Friday, March 23, 2007

the sort of good samaritan

A few nights ago, for the first time since that time in the summer after eighth grade when i left my backpack unattended at a waterpark in Phoenix because i was too lazy/cheap to get a locker (on that same trip I was also too lazy/idiotic to use sunscreen, resulting in second degree burns on my shoulders, but that's another story), I lost my wallet. It vanished mysteriously somewhere between that last bar and my house, and I didn't notice it was gone until the next morning.
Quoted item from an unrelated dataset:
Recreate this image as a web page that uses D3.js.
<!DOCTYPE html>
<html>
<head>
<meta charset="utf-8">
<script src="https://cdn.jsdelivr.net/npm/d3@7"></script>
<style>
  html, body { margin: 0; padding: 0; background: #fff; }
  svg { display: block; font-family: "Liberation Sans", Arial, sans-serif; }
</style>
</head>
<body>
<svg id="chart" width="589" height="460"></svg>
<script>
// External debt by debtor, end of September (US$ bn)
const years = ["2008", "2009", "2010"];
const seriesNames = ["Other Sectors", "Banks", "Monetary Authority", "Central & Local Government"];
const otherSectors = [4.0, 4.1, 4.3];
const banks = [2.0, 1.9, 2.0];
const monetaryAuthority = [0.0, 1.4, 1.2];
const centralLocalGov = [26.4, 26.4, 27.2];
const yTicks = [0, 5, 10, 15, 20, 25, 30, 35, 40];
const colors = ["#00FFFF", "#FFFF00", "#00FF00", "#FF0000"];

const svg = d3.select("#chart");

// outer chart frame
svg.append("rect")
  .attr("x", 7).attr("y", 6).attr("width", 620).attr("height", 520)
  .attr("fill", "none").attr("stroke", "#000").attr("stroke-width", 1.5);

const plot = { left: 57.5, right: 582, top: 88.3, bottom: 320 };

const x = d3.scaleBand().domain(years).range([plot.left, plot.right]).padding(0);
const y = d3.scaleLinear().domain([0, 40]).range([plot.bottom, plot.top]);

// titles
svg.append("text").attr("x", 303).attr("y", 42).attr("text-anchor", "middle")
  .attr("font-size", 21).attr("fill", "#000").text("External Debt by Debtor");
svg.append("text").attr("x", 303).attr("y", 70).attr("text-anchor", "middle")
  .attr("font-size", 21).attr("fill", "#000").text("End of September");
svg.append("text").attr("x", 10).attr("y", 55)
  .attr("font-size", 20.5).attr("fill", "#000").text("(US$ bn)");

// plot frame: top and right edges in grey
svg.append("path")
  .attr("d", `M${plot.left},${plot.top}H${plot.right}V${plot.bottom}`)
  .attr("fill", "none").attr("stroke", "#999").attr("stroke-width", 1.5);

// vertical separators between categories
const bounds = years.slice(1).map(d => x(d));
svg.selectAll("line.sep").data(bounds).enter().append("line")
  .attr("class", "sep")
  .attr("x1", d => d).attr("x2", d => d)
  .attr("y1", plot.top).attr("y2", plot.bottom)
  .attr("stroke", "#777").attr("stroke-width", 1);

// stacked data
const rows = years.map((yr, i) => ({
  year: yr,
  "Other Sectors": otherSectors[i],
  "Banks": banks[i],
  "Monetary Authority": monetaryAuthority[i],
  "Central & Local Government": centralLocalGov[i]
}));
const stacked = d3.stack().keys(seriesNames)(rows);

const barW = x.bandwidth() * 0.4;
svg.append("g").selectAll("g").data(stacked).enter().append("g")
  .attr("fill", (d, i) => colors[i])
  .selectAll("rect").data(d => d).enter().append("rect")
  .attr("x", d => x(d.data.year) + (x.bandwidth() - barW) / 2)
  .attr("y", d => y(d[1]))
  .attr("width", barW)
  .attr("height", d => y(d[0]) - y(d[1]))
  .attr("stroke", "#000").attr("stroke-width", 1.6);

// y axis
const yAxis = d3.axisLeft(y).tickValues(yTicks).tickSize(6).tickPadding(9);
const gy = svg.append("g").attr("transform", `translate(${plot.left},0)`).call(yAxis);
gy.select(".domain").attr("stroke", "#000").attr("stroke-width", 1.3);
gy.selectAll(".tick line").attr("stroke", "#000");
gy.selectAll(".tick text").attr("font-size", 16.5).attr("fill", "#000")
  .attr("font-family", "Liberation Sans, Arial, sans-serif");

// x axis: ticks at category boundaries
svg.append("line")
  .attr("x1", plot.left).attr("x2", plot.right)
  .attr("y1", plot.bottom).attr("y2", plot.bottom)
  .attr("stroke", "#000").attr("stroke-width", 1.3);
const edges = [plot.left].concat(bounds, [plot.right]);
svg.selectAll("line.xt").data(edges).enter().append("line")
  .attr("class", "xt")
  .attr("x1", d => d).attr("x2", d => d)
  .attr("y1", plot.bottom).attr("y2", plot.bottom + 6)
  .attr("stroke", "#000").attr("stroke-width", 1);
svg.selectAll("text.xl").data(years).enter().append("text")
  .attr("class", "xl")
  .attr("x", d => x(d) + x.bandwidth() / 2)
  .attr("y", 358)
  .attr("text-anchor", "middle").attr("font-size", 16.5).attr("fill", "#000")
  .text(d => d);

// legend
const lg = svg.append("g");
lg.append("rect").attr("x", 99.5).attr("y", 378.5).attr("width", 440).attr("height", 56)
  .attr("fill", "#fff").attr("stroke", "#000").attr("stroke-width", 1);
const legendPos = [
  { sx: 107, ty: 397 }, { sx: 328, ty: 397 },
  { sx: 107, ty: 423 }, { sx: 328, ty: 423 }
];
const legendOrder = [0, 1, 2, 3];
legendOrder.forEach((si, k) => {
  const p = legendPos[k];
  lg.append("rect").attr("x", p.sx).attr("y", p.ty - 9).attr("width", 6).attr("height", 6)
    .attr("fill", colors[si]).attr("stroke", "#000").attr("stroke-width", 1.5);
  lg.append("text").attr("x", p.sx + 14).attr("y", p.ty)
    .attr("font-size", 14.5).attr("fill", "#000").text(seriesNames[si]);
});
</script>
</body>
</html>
I figured the most likely scenario was that it fell out of my bag when I was in the cab home (and by "fell out of my bag" I mean I probably took it out and then missed the bag in attempting to put it back...hey, it was dark in there and both bag and wallet are black.) So I spent the next day canceling cards and calling every cab dispatch office in the New York metropolitan area. After several descriptions of my lost property and resultant snickers, I started regretting getting a wallet with a dinosaur on it. By the eighth or so call I gave up hope of ever seeing my wallet, and the $200 cash, bajillion cards and paychecks that'd need replacing, and almost ten-year-old Wisconsin driver's license, again.

After a few days of carrying around my passport and borrowed cash stuffed into the pocket of my Moleskine notebook, I received a phone call from my old roommate from the East Village apartment.

"There's a package for you here with no return address."

"It doesn't happen to be wallet-sized, by any chance, does it?"

"It looks like it could contain a wallet, actually."

Lo and behold, it was my wallet. Because I have yet to give my employer my new address (we just get our checks at work), and because I put off depositing my paychecks, whoever found my wallet sent it to a most convenient place. (Procrastination, you always come through for me.) Whoever found my wallet also availed himself of all the cash (coins included!! to save on shipping costs, perhaps?), and my monthly metrocard. I would like to know what went through the wallet finder's head. I imagine it was something like, "Thanks for the new iPod, silly drunk girl. I guess I can at least give you your crap back."

Oh well, I'm just happy to be able to put off going to the New York DMV for another year. And I like the dinosaurs.

Thursday, March 15, 2007

in case you haven't barfed enough lately

So I'm maybe kinda actually seeing someone, with whom I may or may not work, and who may or may not be of legal drinking age. I know I know, I'm shocked too (about the first part of the sentence at least). Almost as shocked as I'd be if I ever managed to get to the coffee shop before 1pm. Anyway, last night I had my first bartending shift, which means I closed. He used to close on Wednesdays and then a new manager started doing the schedule and didn't anymore. He was going to switch to get the closing shift (longer hours = more money), but noticed that the closing busboy was the one who has a car and has, on occasion, given me a ride home. He kept the lesser shift just so I'd get a ride. The logic is somewhat flawed in that while, yes, I saved $10 by not taking a cab, he would've made a lot more than $10 had he worked the extra hours. But still, awwwwwww. I need one of those swooning couches.

Monday, March 12, 2007


It is 6 a.m. and I haven't managed to fall asleep since my first attempt at 2:30, so I'm up writing a little roundup article I was assigned about afterhours/24 hours places in New York. I am less disturbed by my insomnia than that it took me a good hour to realize the Alanis-esque irony of this situation. Now I feel guilty that I'm at home eating granola and dicking around on the internet rather than out inhaling Korean barbeque, drooling over computers I want but don't need, or getting creepy-sounding spa treatments.

Saturday, March 10, 2007


After six, count 'em, six months without internet, I am writing this from the comfort of my overly heated, unnaturally lit apartment. I used to think I could never survive without internet at home, but, apparently, I can. It's like that book we all read in 9th grade where the dude is freezing and has to kill his dog and crawl inside his still warm carcass to survive (and the title and author of which I cannot recall at this time but could probably look up now that I have the internet)--any obstacle can be overcome with enough will, determination, and patience to spend 10 hours over the course of a month speaking on the telephone with Verizon customer service representatives. Internet Garage, you will not be missed.